Former state Senator Molly Kelly of Harrisville announced that she is running for governor. She will face former Portsmouth Mayor Steve Marchand in the Democratic Party primary and possibly face Republican incumbent Gov. Chris Sununu in November.
All Things Considered host Peter Biello spoke with Kelly about her campaign.
So why did you decide to enter the race now?
You know, Peter, I have lived in New Hampshire for a long time and I've worked here in New Hampshire. I've raised a family in New Hampshire. And you know I was a state senator in New Hampshire, so I love this state and I really care about the people here. But I have become increasingly more and more concerned about the direction that our state is going and it has become impossible for me to just sit by and to watch those things that are happening that I think are wrong for New Hampshire. I just cannot be a bystander. And so I've decided to take on Sununu and to win because we need to make changes in New Hampshire.
Well what are some of those changes? Why do you feel like we're on the wrong track right now?
Well, Peter what I really want for New Hampshire is I want a New Hampshire where everybody has a chance to succeed. I want to provide the opportunities and pathways - things like education and training.
You know when I worked in the Senate, I worked really hard to make sure that there were resources and education--for education, I'm sorry. And for a trained, skilled workforce. What I think has to happen is we need to engage our young people with all their creativity and their great ideas so and combine that with our great traditions of New Hampshire of hard work and independent thinking. And instead, what's going on, is we continue to lose the funding for education and training and our young people are leaving New Hampshire. For example, how can we continue to support public education and invest in public education when we've got such things as voucher programs to be implemented and legislation that would actually be taking money from public schools and giving it to private and religious schools. So those are big things that I care about and the things that we can do today in New Hampshire, instead of turning backwards, going in the wrong direction.
You're joining a Democratic primary now currently occupied by one other candidate Steve Marchand. How would you differentiate yourself from Steve Marchand?
Well, as I talked to you a little bit earlier Peter, I mentioned to you my 10 years in the Senate. I know how to work with legislators. I know how difficult it is to get legislation passed. I know how to make difficult decisions. A lot of my experience in the Senate has prepared me to be governor and this is the moment I will seize and to move forward, running a very hard grassroots campaign.
Is there a particular policy difference between yourself and Steve and that you think voters will really care about?

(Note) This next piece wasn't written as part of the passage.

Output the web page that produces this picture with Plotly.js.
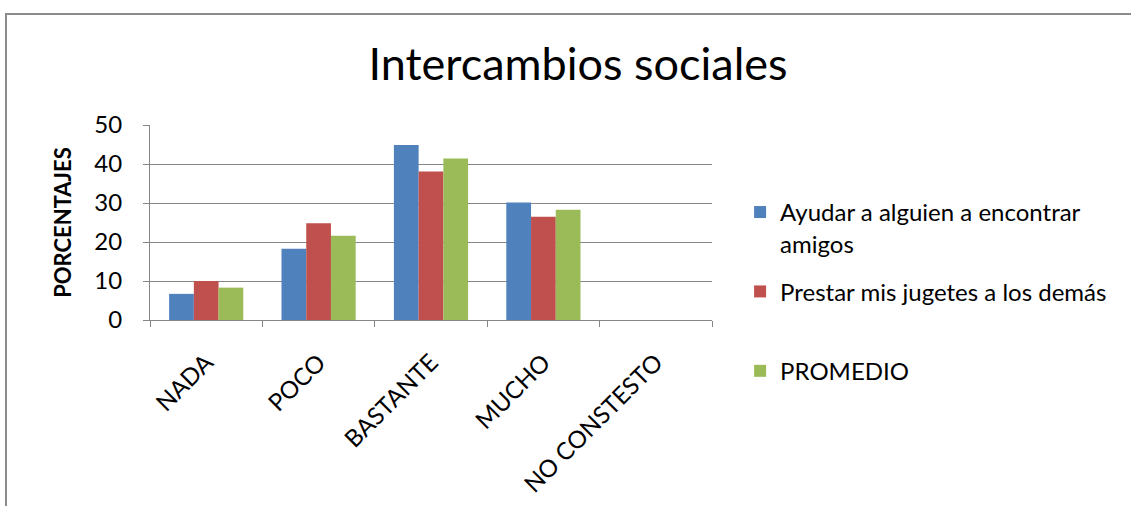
<!DOCTYPE html>
<html>
<head>
<meta charset="utf-8">
<script src="https://cdn.plot.ly/plotly-3.0.1.min.js"></script>
<style>
  html, body { margin: 0; padding: 0; background: #ffffff; }
  #frame { position: absolute; left: 5px; top: 13px; width: 1124px; height: 491px;
           border-left: 2px solid #8c8c8c; border-top: 2px solid #8c8c8c; }
  #chart { width: 1124px; height: 491px; }
</style>
</head>
<body>
<div id="frame"><div id="chart"></div></div>
<script>
const categories = ["NADA", "POCO", "BASTANTE", "MUCHO", "NO CONSTESTO"];
const ayudar = [6.7, 18.3, 44.9, 30.1, null];
const prestar = [10, 24.8, 38.1, 26.5, null];
const promedio = [8.3, 21.6, 41.4, 28.3, null];
const seriesNames = ["Ayudar a alguien a encontrar<br>amigos", "Prestar mis jugetes a los demás<br> ", "PROMEDIO"];
const yTicks = [0, 10, 20, 30, 40, 50];

const FONT = "Lato, 'Open Sans', sans-serif";
const colors = ["#4F81BD", "#C0504D", "#9BBB59"];
const data = [ayudar, prestar, promedio].map((vals, i) => ({
  type: "bar", x: categories, y: vals, name: seriesNames[i],
  marker: { color: colors[i] }, legendgroup: "g" + i
}));

const layout = {
  width: 1124, height: 491,
  margin: { l: 143, r: 419, t: 110, b: 186 },
  paper_bgcolor: "#ffffff", plot_bgcolor: "#ffffff",
  font: { family: FONT, color: "#000000" },
  title: { text: "Intercambios sociales", font: { family: FONT, size: 45, color: "#000" },
           x: 0.508, xref: "container", xanchor: "center", y: 0.9, yref: "container", yanchor: "middle" },
  barmode: "group", bargap: 0.34, bargroupgap: 0,
  xaxis: { type: "category", showline: true, linecolor: "#868686", linewidth: 1,
           ticks: "outside", tickson: "boundaries", ticklen: 6, tickcolor: "#868686",
           tickangle: -45, tickfont: { size: 24, family: FONT }, showgrid: false,
           ticklabelstandoff: 18 },
  yaxis: { range: [0, 50], tickvals: yTicks, showline: true, linecolor: "#868686", linewidth: 1,
           ticks: "outside", ticklen: 6, tickcolor: "#868686", showgrid: true, gridcolor: "#868686",
           tickfont: { size: 24, family: FONT }, zeroline: false, ticklabelstandoff: 16,
           title: { text: "<b>PORCENTAJES</b>", font: { size: 22, family: FONT }, standoff: 16 } },
  legend: { x: 1.05, xanchor: "left", y: 0.667, yanchor: "top", valign: "top",
            font: { size: 24, family: FONT }, traceorder: "grouped", tracegroupgap: 14,
            bgcolor: "rgba(0,0,0,0)" },
  showlegend: true
};
Plotly.newPlot("chart", data, layout, { displayModeBar: false, staticPlot: true });
</script>
</body>
</html>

Right now I think that the most important thing that I can talk to you about and to get out and talk with voters about the things that are really important to me. We have an opioid epidemic right now that we must be addressing. I was one of the first senators who actually brought that to the attention to the state Senate and will continue to address that issue until this epidemic is gone. I think one of the problems that we've had is we have been addressing -- we have not been addressing the epidemic as a health care epidemic like we do address other health care issues. What I've seen is more like throwing darts at different issues. No sustainable funding. No consistency. Nothing that anyone can depend on. We would not do that Peter if this was a different kind of epidemic. So we need to address this as if it is a health epidemic.
Gun control has become a major piece of the Democratic Party platform ahead of the midterm election. What gun policies do you think the state needs to pursue?
Well, I think that what we need are common sense gun safety laws and to enact those laws. It is about gun safety. That's what it's about.
So what would common sense look like to you? Pardon me. But will common sense look like to you?
The first thing I would do is I would reinstate the policy that Sununu - that he actually repealed, about permits for a concealed weapon.
One of the things we talk about when you think about common sense is you know people have to go and talk to somebody who is local in their community - a sheriff, a police officer - and to receive a permit to carry that concealed weapon. They know each other. We know each other in communities. That's just an element of safety that's important. And that was the first thing that Chris Sununu did when he came into government. I am so proud of those young people who have stood up and talked about safety, their own safety in their schools, and no more deaths for them and others with guns.
So there's a lot of things that we can do. We certainly don't need weapons of war in our homes and in our communities. So that's a stricter background checks. Lots of things that we can do. But it's about safety. And we all have to, we all have to get together and make that happen. I'm committed to it. I want to stand with those young people and we're going to make those kind of changes.